La pasión, nuestra pasión… la esperamos, es cierto; sabemos que ha de llegar y hemos acordado que nos proponemos vivirla con cierta grandeza. Esperamos que llegue la hora de nuestro propio sacrificio. Como un leño en la hoguera, sabemos que debemos ser consumidos. Como una hebra de lana cortada con tijeras, debemos ser separados. Como un ser joven al que se degüella, debemos ser suprimidos. Esperamos la pasión; la esperamos, y no acaba de llegar. Lo que llega son las paciencias.

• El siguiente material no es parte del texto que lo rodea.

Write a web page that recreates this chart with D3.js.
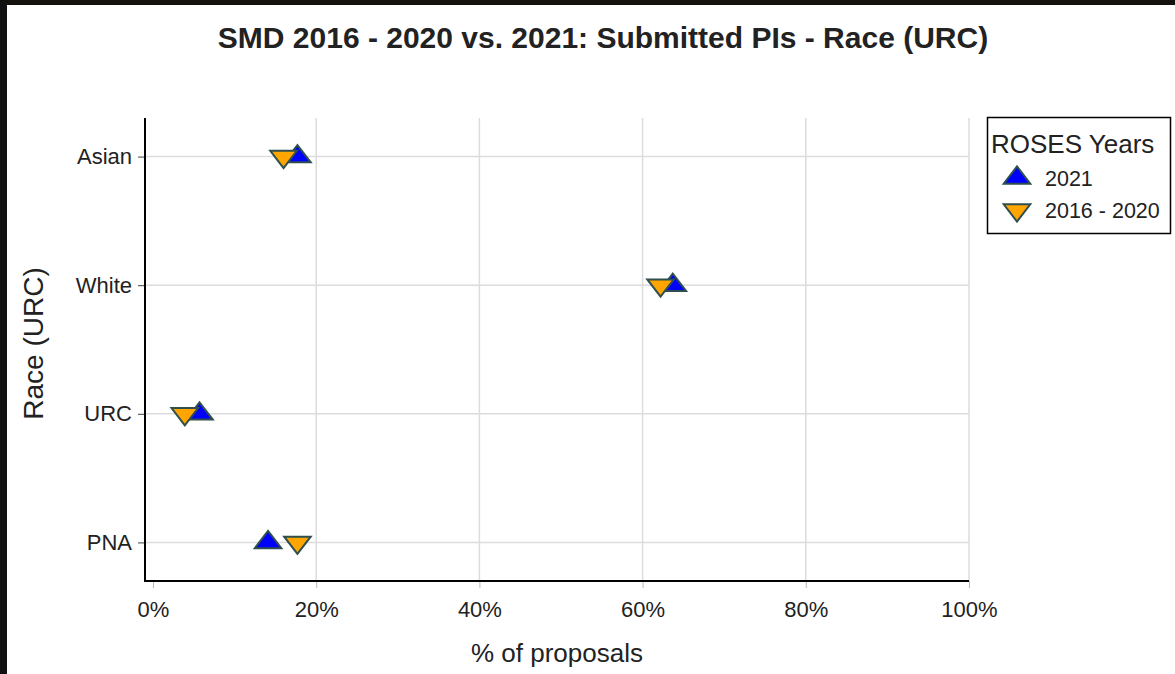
<!DOCTYPE html>
<html>
<head>
<meta charset="utf-8">
<script src="https://cdn.jsdelivr.net/npm/d3@7"></script>
<style>
  html, body { margin: 0; padding: 0; background: #fff; }
  svg { display: block; }
  text { font-family: "Liberation Sans", Arial, sans-serif; fill: #222; }
</style>
</head>
<body>
<svg id="chart" width="1175" height="674"></svg>
<script>
// ---- data ----
const categories = ["Asian", "White", "URC", "PNA"];
const values2021 = [17.7, 63.7, 5.7, 14.1];
const values2016_2020 = [16.0, 62.2, 3.9, 17.7];
const seriesNames = ["2021", "2016 - 2020"];
const xTickValues = [0, 20, 40, 60, 80, 100];
const xTickLabels = ["0%", "20%", "40%", "60%", "80%", "100%"];

const svg = d3.select("#chart");
const W = 1175, H = 674;

// black frame strips from the screenshot
svg.append("rect").attr("x", 0).attr("y", 0).attr("width", W).attr("height", 5).attr("fill", "#15120e");
svg.append("rect").attr("x", 0).attr("y", 0).attr("width", 7).attr("height", H).attr("fill", "#111");

const plot = { left: 145, right: 969, top: 118, bottom: 581 };

const x = d3.scaleLinear().domain([-1, 100]).range([plot.left, plot.right]);
x.domain([-(153 - plot.left) / ((plot.right - 153) / 100), 100]);

const y = d3.scalePoint().domain(categories).range([plot.top, plot.bottom]).padding(0.3);

// grid lines
const grid = svg.append("g");
grid.selectAll("line.h").data(categories).join("line")
  .attr("x1", plot.left).attr("x2", plot.right)
  .attr("y1", d => y(d)).attr("y2", d => y(d))
  .attr("stroke", "#dcdcdc").attr("stroke-width", 1.5);
grid.selectAll("line.v").data(xTickValues.filter(v => v > 0)).join("line")
  .attr("x1", d => x(d)).attr("x2", d => x(d))
  .attr("y1", plot.top).attr("y2", plot.bottom)
  .attr("stroke", "#dcdcdc").attr("stroke-width", 1.5);

// x axis
const xAxis = d3.axisBottom(x).tickValues(xTickValues).tickFormat((d, i) => xTickLabels[i]).tickSize(7).tickPadding(13);
const gx = svg.append("g").attr("transform", `translate(0,${plot.bottom})`).call(xAxis);
gx.select(".domain").remove();
gx.selectAll(".tick line").attr("stroke", "#bbb");
gx.selectAll(".tick text").style("font-size", "22px").attr("fill", "#333")
  .style("font-family", "'Liberation Sans', Arial, sans-serif");
svg.append("line").attr("x1", plot.left).attr("x2", plot.right)
  .attr("y1", plot.bottom).attr("y2", plot.bottom).attr("stroke", "#000").attr("stroke-width", 2);

// y axis
const yAxis = d3.axisLeft(y).tickSize(7).tickPadding(6);
const gy = svg.append("g").attr("transform", `translate(${plot.left},0)`).call(yAxis);
gy.select(".domain").remove();
gy.selectAll(".tick line").attr("stroke", "#444");
gy.selectAll(".tick text").style("font-size", "22px").attr("fill", "#333")
  .style("font-family", "'Liberation Sans', Arial, sans-serif");
svg.append("line").attr("x1", plot.left).attr("x2", plot.left)
  .attr("y1", plot.top).attr("y2", plot.bottom + 1).attr("stroke", "#000").attr("stroke-width", 2);

// markers
const r = 11.5, rt = r * 2 / Math.sqrt(3);
const upPath = `M${-rt},${r / 2}H${rt}L0,${-r}Z`;
const downPath = `M${-rt},${-r / 2}H${rt}L0,${r}Z`;
const stroke = "#2f4f4f";

svg.append("g").selectAll("path").data(categories).join("path")
  .attr("d", upPath)
  .attr("transform", (d, i) => `translate(${x(values2021[i])},${y(d)})`)
  .attr("fill", "#0000ff").attr("stroke", stroke).attr("stroke-width", 2);

svg.append("g").selectAll("path").data(categories).join("path")
  .attr("d", downPath)
  .attr("transform", (d, i) => `translate(${x(values2016_2020[i])},${y(d)})`)
  .attr("fill", "#ffa500").attr("stroke", stroke).attr("stroke-width", 2);

// titles
svg.append("text").attr("x", 603).attr("y", 48).attr("text-anchor", "middle")
  .style("font-size", "30px").style("font-weight", "bold").attr("fill", "#000")
  .text("SMD 2016 - 2020 vs. 2021: Submitted PIs - Race (URC)");

svg.append("text").attr("x", (plot.left + plot.right) / 2).attr("y", 662).attr("text-anchor", "middle")
  .style("font-size", "26px").attr("fill", "#333").text("% of proposals");

svg.append("text").attr("transform", `translate(43,${(plot.top + plot.bottom) / 2 - 6}) rotate(-90)`)
  .attr("text-anchor", "middle").style("font-size", "28px").attr("fill", "#333").text("Race (URC)");

// legend
const lg = svg.append("g");
lg.append("rect").attr("x", 987.5).attr("y", 117.5).attr("width", 183).attr("height", 116)
  .attr("fill", "#fff").attr("stroke", "#000").attr("stroke-width", 1.5);
lg.append("text").attr("x", 991).attr("y", 153).style("font-size", "26px").attr("fill", "#222").text("ROSES Years");
const legendPaths = [upPath, downPath];
const legendFills = ["#0000ff", "#ffa500"];
seriesNames.forEach((name, i) => {
  const cy = 178 + i * 32;
  lg.append("path").attr("d", legendPaths[i]).attr("transform", `translate(1017,${cy})`)
    .attr("fill", legendFills[i]).attr("stroke", stroke).attr("stroke-width", 2);
  lg.append("text").attr("x", 1045).attr("y", cy + 8).style("font-size", "21.5px").attr("fill", "#222").text(name);
});
</script>
</body>
</html>
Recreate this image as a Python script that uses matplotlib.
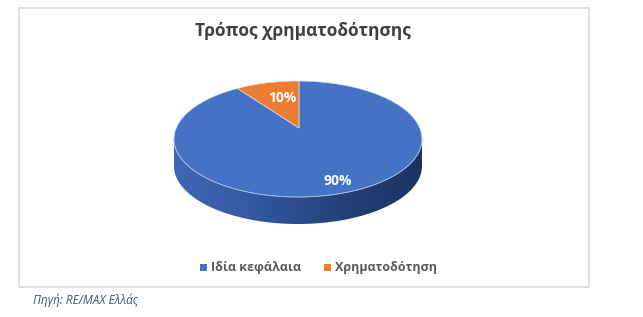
import numpy as np
import matplotlib
matplotlib.use("Agg")
import matplotlib.pyplot as plt
from matplotlib.patches import Polygon, Rectangle
from matplotlib.colors import LinearSegmentedColormap

plt.rcParams['font.family'] = ['Open Sans', 'DejaVu Sans']

labels = ["Ιδία κεφάλαια", "Χρηματοδότηση"]
shares = [90, 10]
colors = ["#4472C4", "#ED7D31"]
title = "Τρόπος χρηματοδότησης"
source = "Πηγή: RE/MAX Ελλάς"

fig = plt.figure(figsize=(6.43, 3.17), dpi=100)
ax = fig.add_axes([0, 0, 1, 1])
ax.set_xlim(0, 643)
ax.set_ylim(317, 0)
ax.axis('off')

# chart frame
ax.add_patch(Rectangle((19, 8), 570, 279, fill=False, edgecolor="#D9D9D9", linewidth=1.2))

# pie geometry (pixel space), apex a bit above ellipse centre for perspective
cx, cy, a, b, depth = 298, 139, 124, 58, 27
apex = np.array([299.0, 128.0])


def pt(t):
    t = np.radians(t)
    return cx + a * np.cos(t), cy - b * np.sin(t)


def rim(phi):
    # cast a ray from the apex in the (flattened) direction of phi onto the ellipse
    p = np.radians(phi)
    dx, dy = np.cos(p), -np.sin(p) * b / a
    ox, oy = apex[0] - cx, apex[1] - cy
    A = (dx / a) ** 2 + (dy / b) ** 2
    B = 2 * (ox * dx / a ** 2 + oy * dy / b ** 2)
    C = (ox / a) ** 2 + (oy / b) ** 2 - 1
    s = (-B + np.sqrt(B * B - 4 * A * C)) / (2 * A)
    return apex[0] + s * dx, apex[1] + s * dy


# side of the pie (front half), with a horizontal gradient
ts = np.linspace(180, 360, 200)
upper = np.array([pt(t) for t in ts])
lower = upper[::-1] + [0, depth]
side = Polygon(np.vstack([upper, lower]), closed=True, facecolor='none', edgecolor='none')
ax.add_patch(side)
cmap = LinearSegmentedColormap.from_list("side", ["#4068B5", "#3358A0", "#24427A", "#1B3360"])
grad = np.linspace(0, 1, 256).reshape(1, -1)
im = ax.imshow(grad, cmap=cmap, aspect='auto',
               extent=(cx - a, cx + a, cy + b + depth, cy - b), zorder=2)
im.set_clip_path(side)

# top face wedges, clockwise from 12 o'clock
start = 90.0
mids = []
for share, col in zip(shares, colors):
    sweep = share / sum(shares) * 360
    arc = np.linspace(start, start - sweep, 300)
    pts = np.vstack([[apex], [rim(t) for t in arc]])
    ax.add_patch(Polygon(pts, closed=True, facecolor=col, edgecolor='#D6E0F2',
                         linewidth=0.5, zorder=3))
    mids.append(start - sweep / 2)
    start -= sweep

# faint rim highlight
ax.plot(upper[:, 0], upper[:, 1], color="#8FA8DA", linewidth=0.7, alpha=0.6, zorder=4)

label_pos = {90: (338, 181), 10: (282, 98)}
for share in shares:
    x, y = label_pos[share]
    ax.text(x, y, f"{share}%", color='white', fontsize=10,
            fontweight='bold', ha='center', va='center', zorder=5)

ax.text(303, 31, title, fontsize=12.5, fontweight='bold', color='#404040',
        ha='center', va='center')

# legend
lx = [200, 324]
for x, lab, col in zip(lx, labels, colors):
    ax.add_patch(Rectangle((x, 264), 7, 7, facecolor=col, edgecolor='none'))
    ax.text(x + 11, 268, lab, fontsize=9, color='#595959', fontweight='bold',
            ha='left', va='center')

ax.text(33, 300, source, fontsize=8.5, style='italic', color='#44546A',
        ha='left', va='center')

fig.savefig("out.png", dpi=100)
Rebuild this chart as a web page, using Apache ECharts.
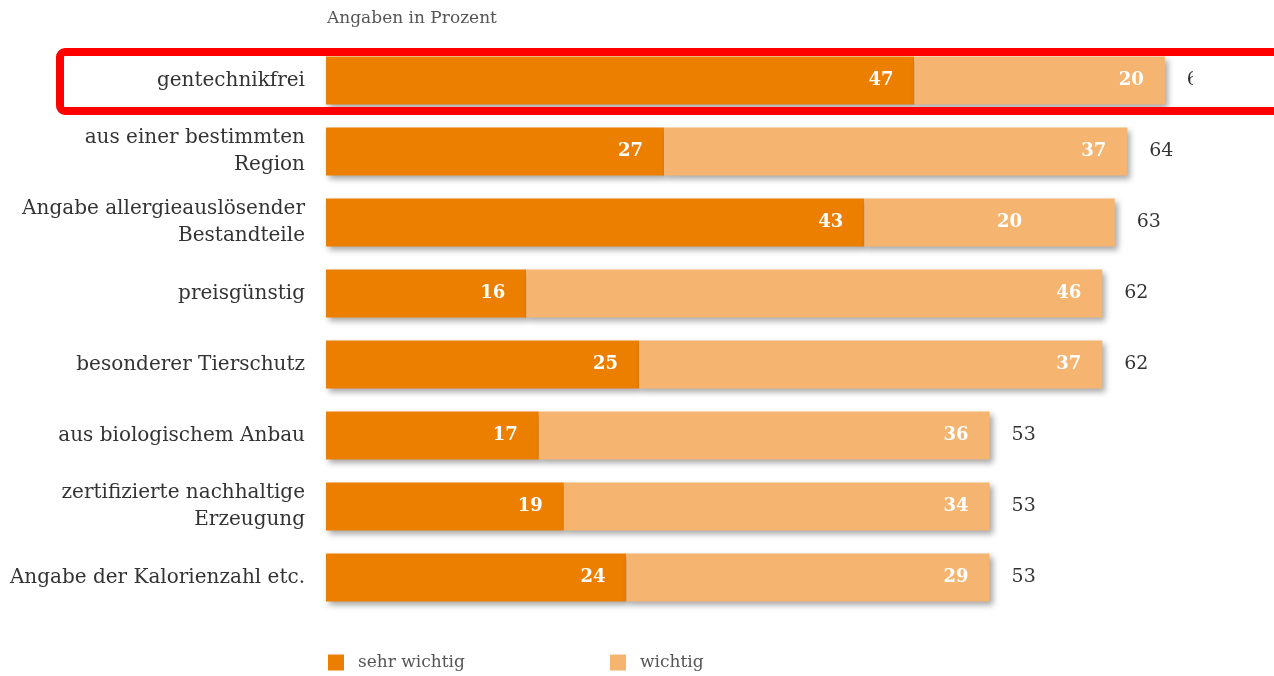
<!DOCTYPE html>
<html><head><meta charset="utf-8">
<script src="https://cdn.jsdelivr.net/npm/echarts@6/dist/echarts.min.js"></script>
<style>html,body{margin:0;padding:0;background:#fff}#c{width:1274px;height:676px}</style>
</head><body><div id="c"></div>
<script>
const categories = ["gentechnikfrei","aus einer bestimmten\nRegion","Angabe allergieauslösender\nBestandteile","preisgünstig","besonderer Tierschutz","aus biologischem Anbau","zertifizierte nachhaltige\nErzeugung","Angabe der Kalorienzahl etc."];
const sehrWichtig = [47,27,43,16,25,17,19,24];
const wichtig = [20,37,20,46,37,36,34,29];
const totals = [67,64,63,62,62,53,53,53];
const seriesNames = ["sehr wichtig","wichtig"];

const FONT = "DejaVu Serif";
const shadow = {shadowColor:'rgba(0,0,0,0.35)', shadowBlur:6, shadowOffsetX:3, shadowOffsetY:3};
const inLabel = {show:true, position:'insideRight', distance:21, color:'#fff', fontFamily:FONT, fontWeight:'bold', fontSize:18};

const wichtigData = wichtig.map((v,i)=> i===2 ? {value:v, label:{position:'inside', offset:[20,0]}} : v);

const legendText = {fontFamily:FONT, fontSize:17, color:'#555', padding:[0,0,0,9]};

const chart = echarts.init(document.getElementById('c'), null, {renderer:'canvas'});
chart.setOption({
  animation:false,
  title:{text:'Angaben in Prozent', left:322, top:5, textStyle:{fontFamily:FONT, fontSize:17, fontWeight:'normal', color:'#555'}},
  legend:[
    {data:[seriesNames[0]], left:328, top:654, padding:0, itemWidth:16, itemHeight:16, icon:'rect', textStyle:legendText},
    {data:[seriesNames[1]], left:610, top:654, padding:0, itemWidth:16, itemHeight:16, icon:'rect', textStyle:legendText}
  ],
  grid:{left:326, right:9, top:45, bottom:63, containLabel:false},
  xAxis:{type:'value', min:0, max:75, show:false},
  yAxis:{type:'category', inverse:true, data:categories,
    axisLine:{show:false}, axisTick:{show:false},
    axisLabel:{margin:21, fontFamily:FONT, fontSize:20, color:'#333', lineHeight:27, align:'right'}},
  series:[
    {name:seriesNames[0], type:'bar', stack:'a', barWidth:48, data:sehrWichtig, itemStyle:Object.assign({color:'#ED7F00'},shadow), label:inLabel},
    {name:seriesNames[1], type:'bar', stack:'a', barWidth:48, data:wichtigData, itemStyle:Object.assign({color:'#F5B571'},shadow), label:inLabel},
    {name:'total', type:'bar', barWidth:48, barGap:'-100%', z:1, data:totals, itemStyle:{color:'rgba(0,0,0,0)'}, silent:true,
      label:{show:true, position:'right', distance:22, color:'#333', fontFamily:FONT, fontSize:19}}
  ],
  graphic:[
    {type:'rect', z:100, shape:{x:1193, y:56, width:90, height:52}, style:{fill:'#fff'}},
    {type:'rect', z:101, shape:{x:60, y:52, width:1240, height:59, r:5}, style:{fill:'none', stroke:'#ff0000', lineWidth:8}}
  ]
});
</script></body></html>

Las paciencias, esos fragmentos de pasión, cuyo oficio es matarnos muy dulcemente por tu gloria, matarnos sin nuestra gloria. Desde por la mañana, vienen a nuestro encuentro: son nuestros nervios demasiado tensos o demasiado lánguidos; es el autobús que pasa lleno, la leche que se sale, los deshollinadores que llegan, los niños que todo lo enredan; son los invitados que trae nuestro marido, y ese amigo que no viene; es el teléfono que no para, los que amamos que ya no se aman; son las ganas de callar y la obligación de hablar; son las ganas de hablar y la necesidad de callar; es querer salir cuando estamos encerrados, y quedarnos en casa cuando tenemos que salir; es el marido en quien nos gustaría apoyarnos y que es el más frágil de los niños; es el hastío de nuestra ración cotidiana, y el deseo nervioso de todo lo que no es nuestro.
Así llegan nuestras paciencias, en formación o en fila india, y siempre olvidan decirnos que son el martirio que nos fue preparado.